Reports of cows dying from straw impaction highlights the risks associated with feeding straw-based rations to suckler cows.
Beef farmers are being advised about the risks of straw impaction, which occurs when cows are fed rations containing mainly straw without sufficient protein supplementation. Feed then becomes blocked in the rumen.
Currently forage is in limited supply across many farms, so some farmers are incorporating high levels of straw into dry suckler cow rations.
Straw-based rations can be successful, but rely on the ration being supplemented to include other forages or feeds providing sufficient protein that is readily degradable in the rumen.
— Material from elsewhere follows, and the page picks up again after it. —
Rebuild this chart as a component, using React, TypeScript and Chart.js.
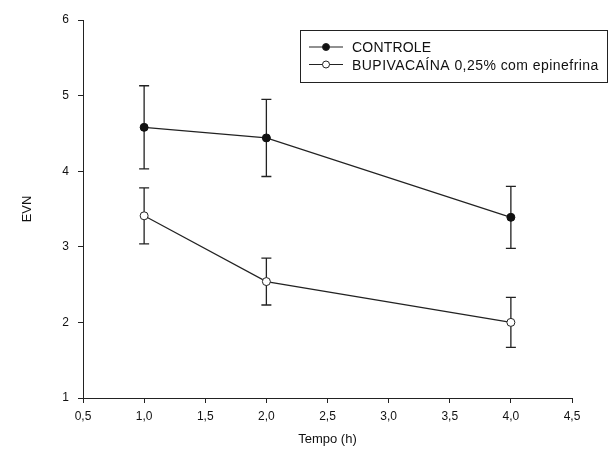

Mary Vickers, Senior Beef Scientist at AHDB, is reminding farmers to check their rations, feeding arrangements and look out for the symptoms to avoid this problem in their herd.
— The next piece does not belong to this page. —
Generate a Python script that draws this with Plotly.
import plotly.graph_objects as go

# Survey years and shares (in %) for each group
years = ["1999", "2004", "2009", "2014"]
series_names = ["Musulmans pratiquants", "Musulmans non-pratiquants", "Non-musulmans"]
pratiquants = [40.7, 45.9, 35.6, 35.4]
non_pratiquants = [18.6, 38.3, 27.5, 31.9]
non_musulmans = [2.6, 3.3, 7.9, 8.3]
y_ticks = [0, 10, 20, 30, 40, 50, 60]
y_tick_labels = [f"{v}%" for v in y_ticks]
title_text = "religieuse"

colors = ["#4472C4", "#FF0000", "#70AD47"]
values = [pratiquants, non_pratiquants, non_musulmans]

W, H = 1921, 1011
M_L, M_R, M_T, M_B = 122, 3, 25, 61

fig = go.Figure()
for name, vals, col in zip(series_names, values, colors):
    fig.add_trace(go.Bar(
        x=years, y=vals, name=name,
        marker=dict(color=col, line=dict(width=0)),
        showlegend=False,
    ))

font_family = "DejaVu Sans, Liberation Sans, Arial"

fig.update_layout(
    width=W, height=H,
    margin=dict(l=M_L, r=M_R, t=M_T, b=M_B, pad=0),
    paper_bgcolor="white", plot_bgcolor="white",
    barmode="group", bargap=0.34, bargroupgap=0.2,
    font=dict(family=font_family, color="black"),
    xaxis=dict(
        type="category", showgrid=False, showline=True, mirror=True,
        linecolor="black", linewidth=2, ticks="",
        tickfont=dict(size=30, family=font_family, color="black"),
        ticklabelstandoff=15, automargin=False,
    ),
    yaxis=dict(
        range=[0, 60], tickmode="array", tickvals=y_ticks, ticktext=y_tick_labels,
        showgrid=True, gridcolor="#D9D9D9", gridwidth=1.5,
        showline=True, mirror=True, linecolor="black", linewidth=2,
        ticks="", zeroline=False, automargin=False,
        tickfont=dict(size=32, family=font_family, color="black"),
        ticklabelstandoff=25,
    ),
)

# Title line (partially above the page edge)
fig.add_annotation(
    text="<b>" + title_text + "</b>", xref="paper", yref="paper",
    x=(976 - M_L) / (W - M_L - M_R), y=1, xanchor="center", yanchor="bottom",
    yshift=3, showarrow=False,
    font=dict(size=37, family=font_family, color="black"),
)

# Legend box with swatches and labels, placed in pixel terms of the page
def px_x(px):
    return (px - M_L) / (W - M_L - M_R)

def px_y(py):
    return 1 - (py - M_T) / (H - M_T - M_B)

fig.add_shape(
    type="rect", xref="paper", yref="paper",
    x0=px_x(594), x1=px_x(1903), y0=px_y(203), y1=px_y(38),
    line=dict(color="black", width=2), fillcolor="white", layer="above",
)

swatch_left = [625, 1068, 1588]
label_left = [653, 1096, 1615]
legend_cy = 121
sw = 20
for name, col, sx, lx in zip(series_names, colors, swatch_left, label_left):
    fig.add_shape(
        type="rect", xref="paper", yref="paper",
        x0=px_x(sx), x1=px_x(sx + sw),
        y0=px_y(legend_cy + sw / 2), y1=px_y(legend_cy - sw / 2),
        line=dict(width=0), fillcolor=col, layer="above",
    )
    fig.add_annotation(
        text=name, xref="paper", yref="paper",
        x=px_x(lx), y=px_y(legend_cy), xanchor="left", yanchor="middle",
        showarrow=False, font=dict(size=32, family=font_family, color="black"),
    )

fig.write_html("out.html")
“The symptoms of straw impaction are low appetites and very solid dung. The rumen microbes simply don’t have enough protein to reproduce and ferment the feed in the rumen,” she said.
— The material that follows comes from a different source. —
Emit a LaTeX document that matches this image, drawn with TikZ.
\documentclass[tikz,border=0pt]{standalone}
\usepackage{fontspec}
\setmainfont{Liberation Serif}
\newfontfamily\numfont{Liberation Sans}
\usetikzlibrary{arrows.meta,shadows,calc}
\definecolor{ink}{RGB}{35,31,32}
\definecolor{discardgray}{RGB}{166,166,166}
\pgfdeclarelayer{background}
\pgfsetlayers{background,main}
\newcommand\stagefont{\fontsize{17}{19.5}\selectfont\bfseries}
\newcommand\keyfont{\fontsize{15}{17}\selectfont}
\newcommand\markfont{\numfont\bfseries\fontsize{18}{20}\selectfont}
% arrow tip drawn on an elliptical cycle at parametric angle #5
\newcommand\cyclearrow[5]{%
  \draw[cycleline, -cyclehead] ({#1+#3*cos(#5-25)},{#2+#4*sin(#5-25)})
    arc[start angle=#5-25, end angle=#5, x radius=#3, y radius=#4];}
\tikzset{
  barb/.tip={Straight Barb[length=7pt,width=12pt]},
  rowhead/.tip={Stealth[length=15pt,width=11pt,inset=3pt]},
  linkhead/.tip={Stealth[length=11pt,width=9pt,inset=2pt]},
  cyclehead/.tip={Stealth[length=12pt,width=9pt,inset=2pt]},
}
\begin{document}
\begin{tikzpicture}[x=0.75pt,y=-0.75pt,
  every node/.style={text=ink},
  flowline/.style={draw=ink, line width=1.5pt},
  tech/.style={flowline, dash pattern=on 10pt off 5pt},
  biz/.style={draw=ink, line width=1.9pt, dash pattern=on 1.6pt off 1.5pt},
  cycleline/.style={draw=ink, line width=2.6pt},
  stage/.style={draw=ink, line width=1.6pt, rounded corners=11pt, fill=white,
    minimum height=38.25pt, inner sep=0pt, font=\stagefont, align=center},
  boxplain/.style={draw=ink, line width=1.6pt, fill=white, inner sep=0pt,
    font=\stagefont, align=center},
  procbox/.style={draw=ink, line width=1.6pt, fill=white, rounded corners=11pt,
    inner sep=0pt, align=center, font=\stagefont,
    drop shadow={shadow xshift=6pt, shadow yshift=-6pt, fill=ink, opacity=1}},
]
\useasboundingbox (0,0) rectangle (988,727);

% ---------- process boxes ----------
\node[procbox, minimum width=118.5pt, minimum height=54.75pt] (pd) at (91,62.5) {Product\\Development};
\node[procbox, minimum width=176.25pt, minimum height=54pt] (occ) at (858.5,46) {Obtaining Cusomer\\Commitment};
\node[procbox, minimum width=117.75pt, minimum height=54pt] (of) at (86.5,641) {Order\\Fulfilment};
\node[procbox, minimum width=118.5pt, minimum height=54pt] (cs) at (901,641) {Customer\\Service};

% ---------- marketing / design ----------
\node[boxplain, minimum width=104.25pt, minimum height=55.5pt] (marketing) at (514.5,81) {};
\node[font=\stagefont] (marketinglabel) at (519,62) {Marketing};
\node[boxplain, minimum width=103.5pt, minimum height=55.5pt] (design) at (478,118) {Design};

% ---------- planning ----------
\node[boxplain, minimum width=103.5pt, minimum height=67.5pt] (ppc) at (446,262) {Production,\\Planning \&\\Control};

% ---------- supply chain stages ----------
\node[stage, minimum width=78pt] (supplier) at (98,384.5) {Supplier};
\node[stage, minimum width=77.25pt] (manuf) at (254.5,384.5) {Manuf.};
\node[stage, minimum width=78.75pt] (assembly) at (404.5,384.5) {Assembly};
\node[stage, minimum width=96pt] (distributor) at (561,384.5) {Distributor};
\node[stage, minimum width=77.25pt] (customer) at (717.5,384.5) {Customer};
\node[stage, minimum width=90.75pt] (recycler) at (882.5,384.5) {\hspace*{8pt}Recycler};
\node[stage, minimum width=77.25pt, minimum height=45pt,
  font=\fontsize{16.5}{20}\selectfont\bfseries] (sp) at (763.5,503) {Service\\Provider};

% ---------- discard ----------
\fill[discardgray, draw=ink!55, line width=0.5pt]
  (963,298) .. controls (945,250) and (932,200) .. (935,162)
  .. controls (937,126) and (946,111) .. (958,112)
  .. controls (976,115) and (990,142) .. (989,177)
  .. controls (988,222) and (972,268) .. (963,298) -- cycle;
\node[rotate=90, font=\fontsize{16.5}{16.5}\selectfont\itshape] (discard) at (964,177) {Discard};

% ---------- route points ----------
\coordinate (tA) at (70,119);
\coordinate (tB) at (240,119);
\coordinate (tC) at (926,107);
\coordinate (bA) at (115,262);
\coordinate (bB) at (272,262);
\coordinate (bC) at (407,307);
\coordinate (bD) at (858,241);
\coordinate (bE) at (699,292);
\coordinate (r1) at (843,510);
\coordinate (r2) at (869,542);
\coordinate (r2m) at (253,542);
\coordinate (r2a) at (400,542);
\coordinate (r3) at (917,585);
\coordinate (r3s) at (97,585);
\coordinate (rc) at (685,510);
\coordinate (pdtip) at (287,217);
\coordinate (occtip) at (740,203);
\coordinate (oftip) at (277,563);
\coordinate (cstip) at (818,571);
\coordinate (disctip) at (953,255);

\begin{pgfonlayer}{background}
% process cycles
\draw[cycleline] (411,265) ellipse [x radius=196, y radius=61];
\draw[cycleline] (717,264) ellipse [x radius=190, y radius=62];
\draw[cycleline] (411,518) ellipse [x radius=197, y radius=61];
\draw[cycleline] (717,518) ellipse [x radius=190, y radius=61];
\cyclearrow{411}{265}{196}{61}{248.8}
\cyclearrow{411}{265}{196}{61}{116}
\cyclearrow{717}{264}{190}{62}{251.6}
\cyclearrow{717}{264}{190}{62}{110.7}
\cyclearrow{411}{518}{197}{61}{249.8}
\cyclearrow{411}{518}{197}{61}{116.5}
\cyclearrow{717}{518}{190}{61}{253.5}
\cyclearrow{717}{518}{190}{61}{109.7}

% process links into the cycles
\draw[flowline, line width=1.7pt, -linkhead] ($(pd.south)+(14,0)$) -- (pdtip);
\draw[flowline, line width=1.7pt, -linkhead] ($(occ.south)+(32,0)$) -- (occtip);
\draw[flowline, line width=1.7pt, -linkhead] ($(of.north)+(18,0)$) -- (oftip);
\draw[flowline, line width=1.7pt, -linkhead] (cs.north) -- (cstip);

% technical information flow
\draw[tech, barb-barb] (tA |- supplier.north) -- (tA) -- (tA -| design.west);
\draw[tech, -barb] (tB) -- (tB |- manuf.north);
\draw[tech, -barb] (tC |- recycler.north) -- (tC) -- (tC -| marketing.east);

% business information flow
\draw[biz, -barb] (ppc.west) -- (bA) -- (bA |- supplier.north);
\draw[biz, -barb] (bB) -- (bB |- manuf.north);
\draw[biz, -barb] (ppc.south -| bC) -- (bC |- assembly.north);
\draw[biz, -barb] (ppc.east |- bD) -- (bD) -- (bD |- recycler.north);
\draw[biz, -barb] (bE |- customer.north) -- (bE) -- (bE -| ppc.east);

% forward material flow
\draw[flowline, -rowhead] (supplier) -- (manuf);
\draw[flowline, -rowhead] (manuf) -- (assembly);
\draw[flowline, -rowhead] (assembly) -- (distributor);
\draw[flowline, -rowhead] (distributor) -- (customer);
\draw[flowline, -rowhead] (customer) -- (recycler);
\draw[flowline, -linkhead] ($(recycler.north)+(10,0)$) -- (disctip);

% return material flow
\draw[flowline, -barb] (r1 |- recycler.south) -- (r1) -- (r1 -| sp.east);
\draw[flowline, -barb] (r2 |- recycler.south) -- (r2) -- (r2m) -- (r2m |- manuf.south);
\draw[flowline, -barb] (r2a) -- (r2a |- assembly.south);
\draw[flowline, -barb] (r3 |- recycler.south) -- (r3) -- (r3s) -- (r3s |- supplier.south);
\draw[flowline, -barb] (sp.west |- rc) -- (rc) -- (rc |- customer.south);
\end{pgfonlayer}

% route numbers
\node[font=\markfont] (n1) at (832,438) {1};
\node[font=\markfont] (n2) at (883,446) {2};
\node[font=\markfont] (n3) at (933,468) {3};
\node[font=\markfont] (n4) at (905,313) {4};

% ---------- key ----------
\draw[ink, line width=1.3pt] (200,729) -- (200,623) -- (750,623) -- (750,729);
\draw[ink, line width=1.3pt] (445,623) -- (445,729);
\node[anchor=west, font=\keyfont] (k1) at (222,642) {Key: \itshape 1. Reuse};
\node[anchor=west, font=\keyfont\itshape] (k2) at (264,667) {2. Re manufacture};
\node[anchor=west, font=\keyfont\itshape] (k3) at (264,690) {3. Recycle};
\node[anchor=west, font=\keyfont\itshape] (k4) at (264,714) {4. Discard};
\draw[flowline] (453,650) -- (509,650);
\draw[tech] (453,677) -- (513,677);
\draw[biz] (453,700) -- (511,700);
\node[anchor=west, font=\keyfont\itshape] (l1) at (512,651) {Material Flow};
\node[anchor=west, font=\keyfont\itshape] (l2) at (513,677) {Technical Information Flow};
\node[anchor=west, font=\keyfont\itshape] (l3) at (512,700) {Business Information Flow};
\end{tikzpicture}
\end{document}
Tips for successful straw-based diets
• Ensure the overall diet contains at least 9% crude protein in the diet dry matter
• Where feeding other forages, analyse these to ensure the complete diet meets overall protein requirements
• Include a supplementary source of protein if required e.g. rapeseed meal, distillers grains, or peas/beans
• Make sure straw is clean and palatable
• A straw-based diet is very dry, so ensure a plentiful supply of clean water
• Ensure all cows have good access to the supplement and the straw
• Mineral supplementation is important and needs to be suitable for suckler cow straw diets with good levels of trace elements and vitamins
• As calving approaches consider adding silage with the straw to ensure cows have a smooth transition if they are on a silage based diet post-calving
• Feeding sufficient protein to pregnant cows in the last month before calving also makes an important contribution to a successful calving and good colostrum quality.